What Life Might Have Been: A Review of Larry D. Thomas’ Uncle Ernest

(Chicago: Virtual Artists Collective,, 2013 55 pages, paper)



            If a poetry collection is done right, it should be a work of art. Uncle Ernest, by Larry D. Thomas, is a work of art. The front cover, the editing and of course the tense lines that depict the named character for which the collection is named all work together to engage the reader in a work of art. Uncle Ernest is beautiful and it is thought-provoking, thus offering the two main claims that true art makes.

            Before readers open the book, they are confronted with the cover design. Black, blue and gray allowing only restricted opaque light, the cover (designed by Regina Schroeder) is foreboding yet curiously inviting. As poet, Thomas wishes to take readers into the dark, largely unexplored and the unexplainable. Society puts people like Ernest in asylums, but the poet seeks to take readers into the very misfirings of a human soul that causes deviant behavior. So the subject matter is troubling but the lyrics are beautiful.

            It is not surprising that Thomas has produced such a work. Previous collections of his such as Stark Beauty, Where Skulls Speak Wind, Amazing Grace and The Woodlanders, to name a few, prepare us for his honest, terse introspection. Again and again Thomas demonstrates the ability and the willingness to take the painful and present it carefully, almost reverently. Like a boy holding a weak bunny in his hands up for a parent’s approval, Thomas upholds the weak, the vulnerable, the enigmatic, the dangerous, yes, even the downright disgusting, and readers are confronted with a fuller understanding that truth demands.

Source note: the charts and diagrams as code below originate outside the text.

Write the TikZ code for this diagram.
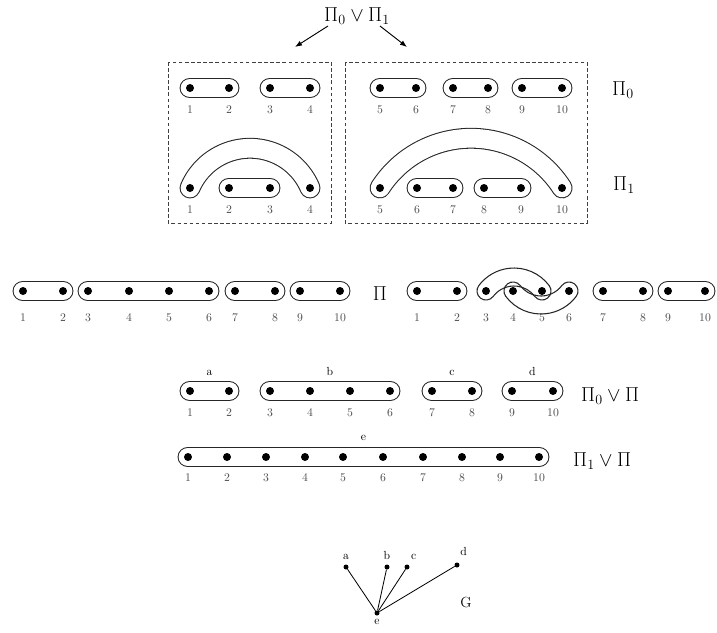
\documentclass[tikz,border=0pt]{standalone}
\usepackage{amsmath,amssymb}
\usepackage{tikz}
\usetikzlibrary{positioning,arrows.meta,calc}
\pgfdeclarelayer{background}
\pgfsetlayers{background,main}
\tikzset{
  elem/.style={circle, fill=black, inner sep=0pt, minimum size=0.24cm},
  vert/.style={circle, fill=black, inner sep=0pt, minimum size=0.15cm},
  num/.style={inner sep=0pt, text=black!70, font=\normalsize},
  lett/.style={inner sep=0pt, font=\normalsize},
  part/.style={inner sep=0pt, font=\fontsize{17}{20}\selectfont},
  block/.style={draw=black!85, line width=0.9pt, double=white, double distance=16pt, line cap=round},
  band/.style={draw=black!85, line width=0.9pt},
  box/.style={draw=black!75, line width=0.7pt, dash pattern=on 3pt off 2.2pt},
  arrow/.style={-{Latex[length=6pt,width=4.5pt]}, line width=0.8pt},
  gedge/.style={draw, line width=0.7pt}
}
\newcommand{\linkband}[4]{%
  \draw[band] (#1) ++(#3:#2+9) arc[start angle=#3, end angle=#4, radius=#2+9]
    arc[start angle=#4, end angle=#4+180, radius=9]
    arc[start angle=#4, end angle=#3, radius=#2-9]
    arc[start angle=#3+180, end angle=#3+360, radius=9] -- cycle;}

\begin{document}
\begin{tikzpicture}[x=0.03cm, y=0.03cm]
  \useasboundingbox (0,0) rectangle (717,-632);

  \node[part, font=\fontsize{18}{20}\selectfont, anchor=base] (join) at (357,-21) {$\Pi_0\vee\Pi_1$};
  \coordinate (jl) at (328,-26);
  \coordinate (jr) at (380,-26);
  \coordinate (bl) at (295,-47);
  \coordinate (br) at (407,-47);
  \draw[arrow] (jl) -- (bl);
  \draw[arrow] (jr) -- (br);

  \draw[box] (168,-62) rectangle (331,-223);
  \draw[box] (345,-62) rectangle (587,-223);

  \foreach \n/\x in {1/190,2/229,3/270,4/310,5/380,6/416,7/453,8/488,9/522,10/562} {
    \node[elem] (p\n) at (\x,-88) {};
    \node[num] (np\n) at (\x,-110) {\n};
  }
  \node[part, anchor=base west] (pi0) at (612,-95) {$\Pi_0$};

  \foreach \n/\x in {1/190,2/229,3/270,4/310,5/380,6/417,7/453,8/484,9/521,10/562} {
    \node[elem] (q\n) at (\x,-188) {};
    \node[num] (nq\n) at (\x,-210) {\n};
  }
  \node[part, anchor=base west] (pi1) at (613,-190) {$\Pi_1$};

  \foreach \n/\x in {1/23,2/63,3/88,4/129,5/169,6/209,7/235,8/275,9/300,10/340} {
    \node[elem] (r\n) at (\x,-291) {};
    \node[num] (nr\n) at (\x,-318) {\n};
  }
  \node[part, anchor=base] (pi) at (380,-300) {$\Pi$};

  \foreach \n/\x in {1/417,2/457,3/486,4/513,5/542,6/569,7/603,8/643,9/668,10/705} {
    \node[elem] (s\n) at (\x,-291) {};
    \node[num] (ns\n) at (\x,-318) {\n};
  }

  \foreach \n/\x in {1/190,2/229,3/270,4/310,5/350,6/390,7/432,8/472,9/512,10/553} {
    \node[elem] (t\n) at (\x,-391) {};
    \node[num] (nt\n) at (\x,-413) {\n};
  }
  \foreach \l/\i/\j in {a/1/2,b/3/6,c/7/8,d/9/10} {
    \node[lett, anchor=base] (c\l) at ($(t\i)!0.5!(t\j)+(0,16)$) {\l};
  }
  \node[part, anchor=base west] (pi0pi) at (581,-401) {$\Pi_0\vee\Pi$};

  \foreach \n/\x in {1/188,2/227,3/266,4/305,5/343,6/383,7/423,8/462,9/500,10/539} {
    \node[elem] (u\n) at (\x,-457) {};
    \node[num] (nu\n) at (\x,-478) {\n};
  }
  \node[lett, anchor=base] (ce) at ($(u1)!0.5!(u10)+(0,17)$) {e};
  \node[part, anchor=base west] (pi1pi) at (573,-466) {$\Pi_1\vee\Pi$};

  \begin{pgfonlayer}{background}
    \foreach \i/\j in {1/2,3/4,5/6,7/8,9/10} {\draw[block] (p\i.center) -- (p\j.center);}
    \foreach \i/\j in {2/3,6/7,8/9} {\draw[block] (q\i.center) -- (q\j.center);}
    \draw[block] (q1.center) arc[start angle=157, end angle=23, radius=65.2];
    \draw[block] (q5.center) arc[start angle=147.3, end angle=32.7, radius=108.2];
    \foreach \i/\j in {1/2,3/6,7/8,9/10} {\draw[block] (r\i.center) -- (r\j.center);}
    \foreach \i/\j in {1/2,7/8,9/10} {\draw[block] (s\i.center) -- (s\j.center);}
    \linkband{$(s3)!0.5!(s5)+(0,-21)$}{35}{36.87}{143.13}
    \linkband{$(s4)!0.5!(s6)+(0,21)$}{35}{-143.13}{-36.87}
    \foreach \i/\j in {1/2,3/6,7/8,9/10} {\draw[block] (t\i.center) -- (t\j.center);}
    \draw[block] (u1.center) -- (u10.center);
  \end{pgfonlayer}

  \node[vert] (ga) at (346,-567) {};
  \node[vert] (gb) at (387,-567) {};
  \node[vert] (gc) at (407,-567) {};
  \node[vert] (gd) at (457,-565) {};
  \node[vert] (ge) at (377,-613) {};
  \node[lett, above=0.12cm of ga] (la) {a};
  \node[lett, above=0.12cm of gb] (lb) {b};
  \node[lett, above=0.12cm of gc, xshift=0.2cm] (lc) {c};
  \node[lett, above=0.18cm of gd, xshift=0.2cm] (ld) {d};
  \node[lett, below=0.09cm of ge] (le) {e};
  \foreach \v in {a,b,c,d} {\draw[gedge] (ge) -- (g\v);}
  \node[part, font=\fontsize{12.5}{14}\selectfont, anchor=base] (gname) at (466,-607) {G};
\end{tikzpicture}
\end{document}
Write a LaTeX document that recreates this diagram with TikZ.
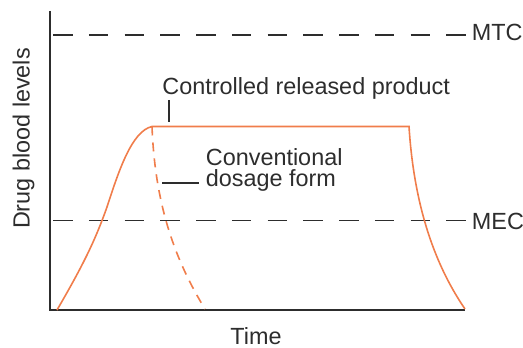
\documentclass[tikz,border=0pt]{standalone}
\usepackage{fontspec}
\setmainfont{Liberation Sans}
\definecolor{curveorange}{RGB}{240,125,75}
\definecolor{axisgray}{RGB}{45,45,45}

\begin{document}
\begin{tikzpicture}[x=0.5pt, y=-0.5pt,
    lbl/.style={inner sep=0pt, text=axisgray, font=\fontsize{11.7}{14}\selectfont},
    level/.style={axisgray, line width=0.75pt, dash pattern=on 9.75pt off 8.125pt},
    release/.style={curveorange, line width=0.8pt},
    leader/.style={axisgray, line width=0.75pt}]
    \useasboundingbox (0,0) rectangle (523,347);

    % Axes
    \draw[axisgray, line width=1pt] (49.5,11) -- (49.5,309.5) -- (465,309.5);
    \node[lbl, anchor=base, rotate=90] (ylab) at (29.5,138.5) {Drug blood levels};
    \node[lbl, anchor=base] (time) at (256,344) {Time};

    % Concentration limits
    \node[lbl, anchor=base west] (mtc) at (471.5,41) {MTC};
    \node[lbl, anchor=base west] (mec) at (471.5,229.5) {MEC};
    \coordinate (mtcstart) at (53,35);
    \coordinate (mtcend) at (466,35);
    \coordinate (mecstart) at (53,220.5);
    \coordinate (mecend) at (466,220.5);
    \draw[level] (mtcstart) -- (mtcend);
    \draw[level] (mecstart) -- (mecend);

    % Controlled release curve
    \draw[release] (57,310) .. controls (85,262) and (96,238) .. (107,207)
        .. controls (119,170) and (132,131) .. (152,126.5) -- (409,126.5)
        .. controls (413,190) and (428,255) .. (465,309);

    % Conventional dosage curve
    \draw[release, dash pattern=on 4.5pt off 3.5pt] (152,126.5)
        .. controls (155,205) and (175,260) .. (205,309);

    % Labels
    \node[lbl, anchor=base west] (crp) at (162,95) {Controlled released product};
    \node[lbl, anchor=base west] (conv) at (205.5,165) {Conventional};
    \node[lbl, anchor=base west] (dose) at (205.5,186) {dosage form};
    \coordinate (crptick) at (169,100);
    \coordinate (flattick) at (169,122);
    \coordinate (dashtick) at (162,183);
    \coordinate (dosetick) at (199,183);
    \draw[leader] (crptick) -- (flattick);
    \draw[leader] (dashtick) -- (dosetick);
\end{tikzpicture}
\end{document}
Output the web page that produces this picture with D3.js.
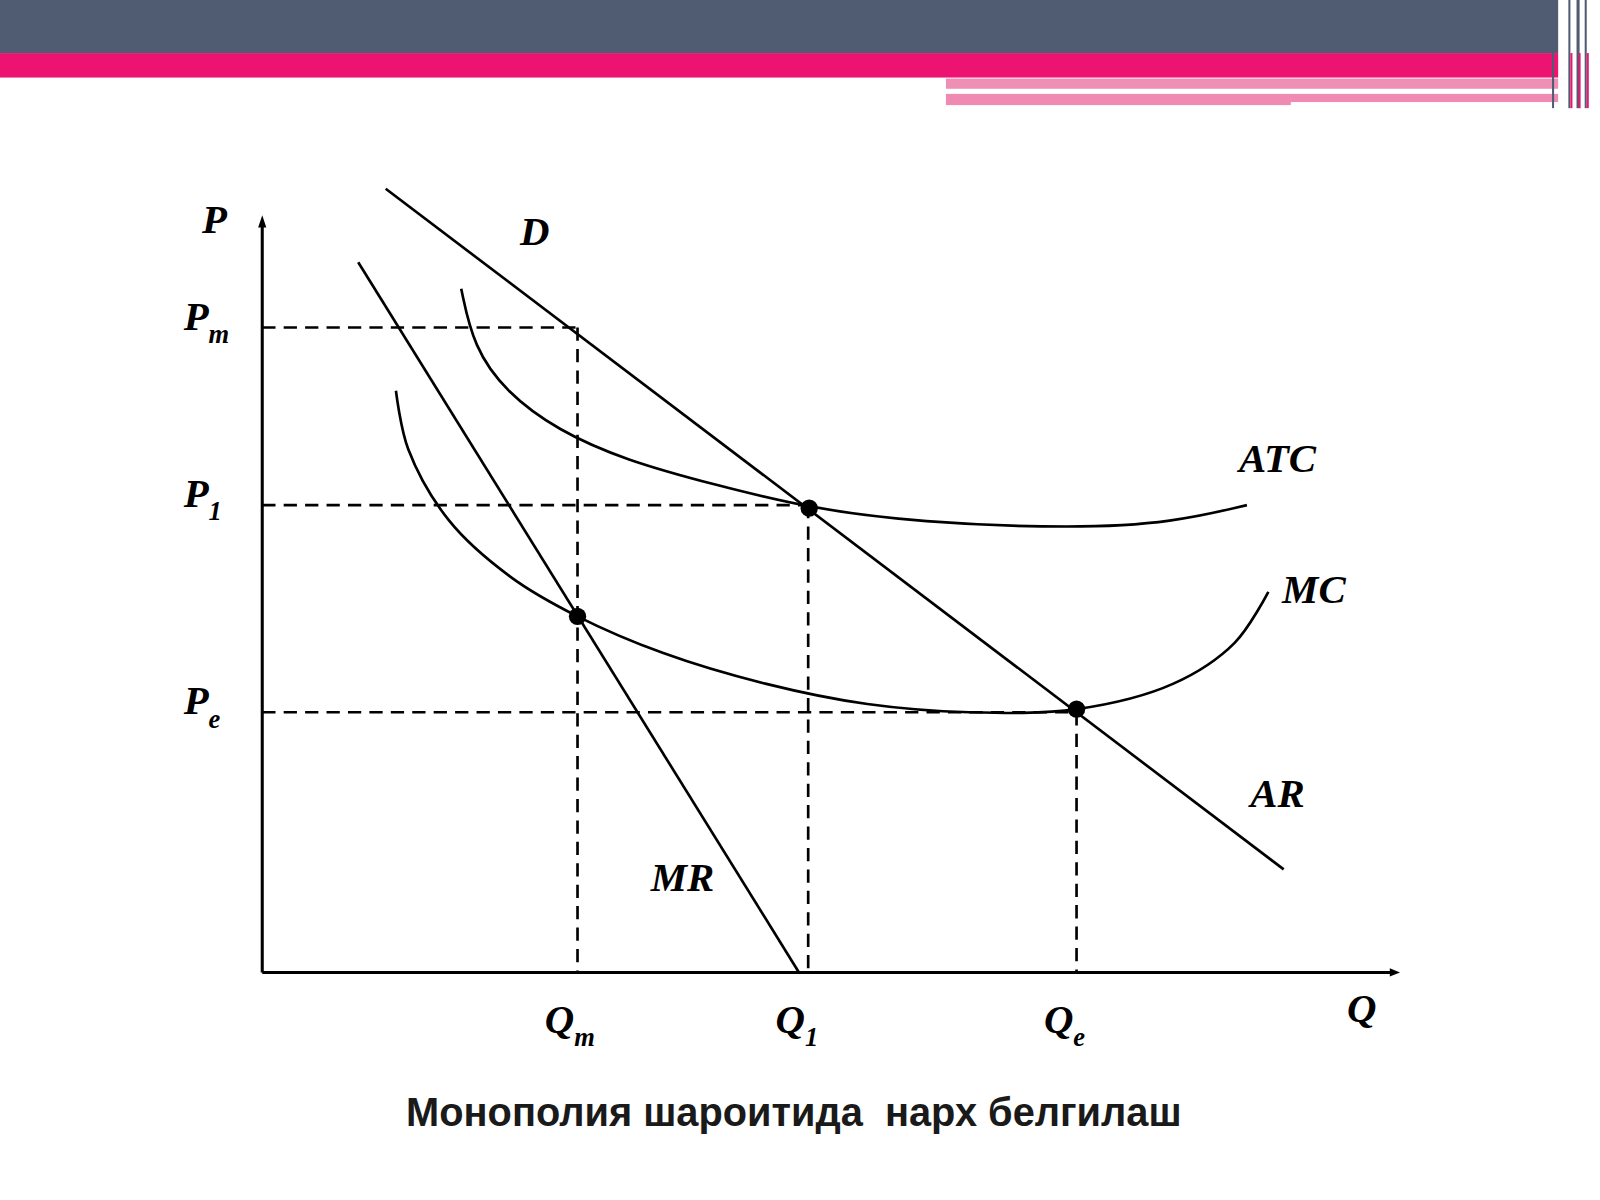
<!DOCTYPE html><html><head><meta charset="utf-8"><script src="https://cdn.jsdelivr.net/npm/d3@7"></script>
<style>body{margin:0;background:#fff}</style></head><body><svg id="c" width="1600" height="1200" viewBox="0 0 1568 1176"></svg>
<script>
const demand=[[10.87,104.07],[89.94,13.69]];
const mr=[[8.45,94.31],[47.26,0]];
const atc=[[17.52,90.79],[18.60,83.06],[21.50,77.0],[26.00,72.0],[32.00,68.0],[39.80,64.77],[48.16,61.65],[57.77,59.76],[71.70,58.94],[80.23,59.76],[86.70,62.06]];
const mc=[[11.77,77.24],[12.85,69.51],[16.44,60.03],[21.83,52.57],[27.76,47.29],[35.31,42.41],[44.29,38.35],[53.28,35.64],[62.26,34.55],[71.70,34.96],[80.23,38.35],[85.62,43.77],[88.59,50.54]];
const eqPoints=[[27.76,47.29],[48.16,61.65],[71.70,34.96]];
const qLevels=[{q:27.76,p:85.64,lab:"Q",sub:"m"},{q:48.07,p:62.06,lab:"Q",sub:"1"},{q:71.70,p:34.55,lab:"Q",sub:"e"}];
const pLevels=[{p:85.64,q:27.76,lab:"P",sub:"m"},{p:62.06,q:48.07,lab:"P",sub:"1"},{p:34.55,q:71.70,lab:"P",sub:"e"}];
const curveLabels=[{t:"D",q:22.7,p:96.6},{t:"ATC",q:86.0,p:66.5},{t:"MC",q:89.8,p:49.0},{t:"AR",q:87.0,p:22.0},{t:"MR",q:34.2,p:10.8}];
const title="Монополия шароитида  нарх белгилаш";

const svg=d3.select("#c");
const x=d3.scaleLinear().domain([0,100]).range([257,1370]);
const y=d3.scaleLinear().domain([0,100]).range([953,215]);
svg.append("rect").attr("x",0).attr("y",0).attr("width",1527).attr("height",52).attr("fill","#4f5c71");
svg.append("rect").attr("x",0).attr("y",52).attr("width",1527).attr("height",24).attr("fill","#ec1470");
svg.append("rect").attr("x",927).attr("y",77).attr("width",600).attr("height",10).attr("fill","#ef8fb6");
svg.append("rect").attr("x",927).attr("y",92).attr("width",600).attr("height",11).attr("fill","#f08ab3");
svg.append("rect").attr("x",1265).attr("y",100).attr("width",262).attr("height",6).attr("fill","#fff");
[[1521,2,"#4f5c71"],[1537,2,"#4f5c71"],[1545,3,"#4f5c71"],[1553,2,"#4f5c71"]].forEach(d=>svg.append("rect").attr("x",d[0]).attr("y",0).attr("width",d[1]).attr("height",106).attr("fill",d[2]));
[1539,1547,1555].forEach(v=>svg.append("rect").attr("x",v).attr("y",52).attr("width",2).attr("height",54).attr("fill","#ec1470"));

const g=svg.append("g");
g.append("line").attr("x1",x(0)).attr("y1",y(0)).attr("x2",x(0)).attr("y2",y(100)+6).attr("stroke","#000").attr("stroke-width",3);
g.append("path").attr("d",`M${x(0)-4},${y(100)+8}L${x(0)},${y(100)-4}L${x(0)+4},${y(100)+8}Z`);
g.append("line").attr("x1",x(0)).attr("y1",y(0)).attr("x2",x(100)-6).attr("y2",y(0)).attr("stroke","#000").attr("stroke-width",3);
g.append("path").attr("d",`M${x(100)-8},${y(0)-4}L${x(100)+2},${y(0)}L${x(100)-8},${y(0)+4}Z`);
const dash={"stroke":"#000","stroke-width":2.6,"stroke-dasharray":"13,8","fill":"none"};
function dl(a,b,c,d){const l=g.append("line").attr("x1",a).attr("y1",b).attr("x2",c).attr("y2",d);for(const k in dash)l.attr(k,dash[k]);}
pLevels.forEach(d=>dl(x(0),y(d.p),x(d.q),y(d.p)));
qLevels.forEach(d=>dl(x(d.q),y(d.p),x(d.q),y(0)));
const line=d3.line().x(d=>x(d[0])).y(d=>y(d[1]));
const smooth=d3.line().x(d=>x(d[0])).y(d=>y(d[1])).curve(d3.curveBasis);
const smooth2=d3.line().x(d=>x(d[0])).y(d=>y(d[1])).curve(d3.curveCatmullRom);
[[demand,line],[mr,line],[atc,smooth],[mc,smooth2]].forEach(([d,f])=>g.append("path").attr("d",f(d)).attr("fill","none").attr("stroke","#000").attr("stroke-width",2.6));
eqPoints.forEach(d=>g.append("circle").attr("cx",x(d[0])).attr("cy",y(d[1])).attr("r",8.5).attr("fill","#000"));
const serif="'Liberation Serif','Times New Roman',serif";
function lab(t,sub,px,py){const tx=g.append("text").attr("x",px).attr("y",py).attr("font-family",serif).attr("font-weight","bold").attr("font-style","italic").attr("font-size",40).text(t);
 if(sub)tx.append("tspan").attr("font-size",26).attr("dy",13).text(sub);}
lab("P",null,198,228);
pLevels.forEach(d=>lab(d.lab,d.sub,180,y(d.p)+2));
qLevels.forEach(d=>lab(d.lab,d.sub,x(d.q)-32,1012));
lab("Q",null,1320,1002);
curveLabels.forEach(d=>lab(d.t,null,x(d.q),y(d.p)));
svg.append("text").attr("x",778).attr("y",1103).attr("text-anchor","middle").attr("font-family","'Liberation Sans',Arial,sans-serif").attr("font-weight","bold").attr("font-size",39).attr("fill","#1a1a1a").style("white-space","pre").text(title);
</script></body></html>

            In Uncle Ernest, Thomas returns to his ancestral pines of East Texas, to a distant family member locked in an institution for the criminally insane. The courage that Thomas exhibits in this book is profound, but readers are not overwhelmed. They are guided by a reassuring voice that seeks understanding, that wonders what life might have been, that dares try to see a human from a God-like perspective. All this without arrogance or wimpy unaccountability or violation of that which we hold sacred and just. Instead, the artist wants us, for just a moment, to walk with him through the reservoir of unbridled humanity.

            The first poem of the book, “The Worshippers” sets a haunting mood:


Late at night

he would steal away

from his bedroom

to that secret place

in the woods,

just to watch them.

His heart would shake

his whole chest,

and his breath would jerk

like a trapped rat.

He would watch them

through the dark leaves

clasping black crosses

as their chants

rose and fell

in the warm glow

of black candles.

They would kneel

at their bleating,

black animal

as hands Ernest knew

were not their own

grabbed candlelit knives

to quench the bloodlust

of their very

human ritual.


              I think of “Young Goodman Brown” by Hawthorne; readers will no doubt make other associations. This opening poem sets a dark mood before Thomas selectively retraces the life of Ernest, lyrically following significant experiences that affect the development of Ernest from rather innocent, but awkward boyhood to his violence to his eventual institutionalization. It is worth repeating, the combination of lyrical power mingled with the uncomfortable subject makes this book a piece of significant art. McCarthy’s Blood Meridian, famous for its mesmerizing lyrical quality despite its violence comes to mind. The exception to Thomas’ poetry, though, is the evidence of the poet’s tenderness. The violence is not gratuitous. Gore and damning God is not the issue in this poetry. At stake in Uncle Ernest is the poet’s attempt to move readers to artistically wonder about that which is often relegated to the oblique realms of sociological data that quantifies deviance, but fails to fully consider the mystery that is humanity.  Consider another very moving poem:


Ernest Whispers


The word gull,

and in its saying

takes to the wing,

his beak opening

for the hearts and minds

of little fish.

He whispers soar,

and splits the bowels

of bluest heaven,

freeing light to fall

in sibilants

of warm gossamer.

His lips sheathed open

with the rose membrane

of Gulf morning,

he chants in silence

each fresh syllable

of his name.


            Readers remember that once the most beautiful angel fell, many have followed. Surely the meaning of the Judeo-Christian tradition (and other religious systems as well) is not simply to point out good vs. evil, but rather, religious mythology moves us to the very core of existence: the mystery of human effort that simultaneously rises to glory even as it stumbles on the smallest stone.

            But I keep thinking of another human when I read this book– the poet, that is, the man himself, not just the artistic voice. Thomas is more than a detached observer. In such an endeavor, his own life is reflected, albeit implicitly, yet bravely and truthfully. One wonders if it were at times an acidic experience to write this art, for like Hawthorne, he too had to take a path to rediscover truth he could have easily left alone. And for this, we admire, and we tremble.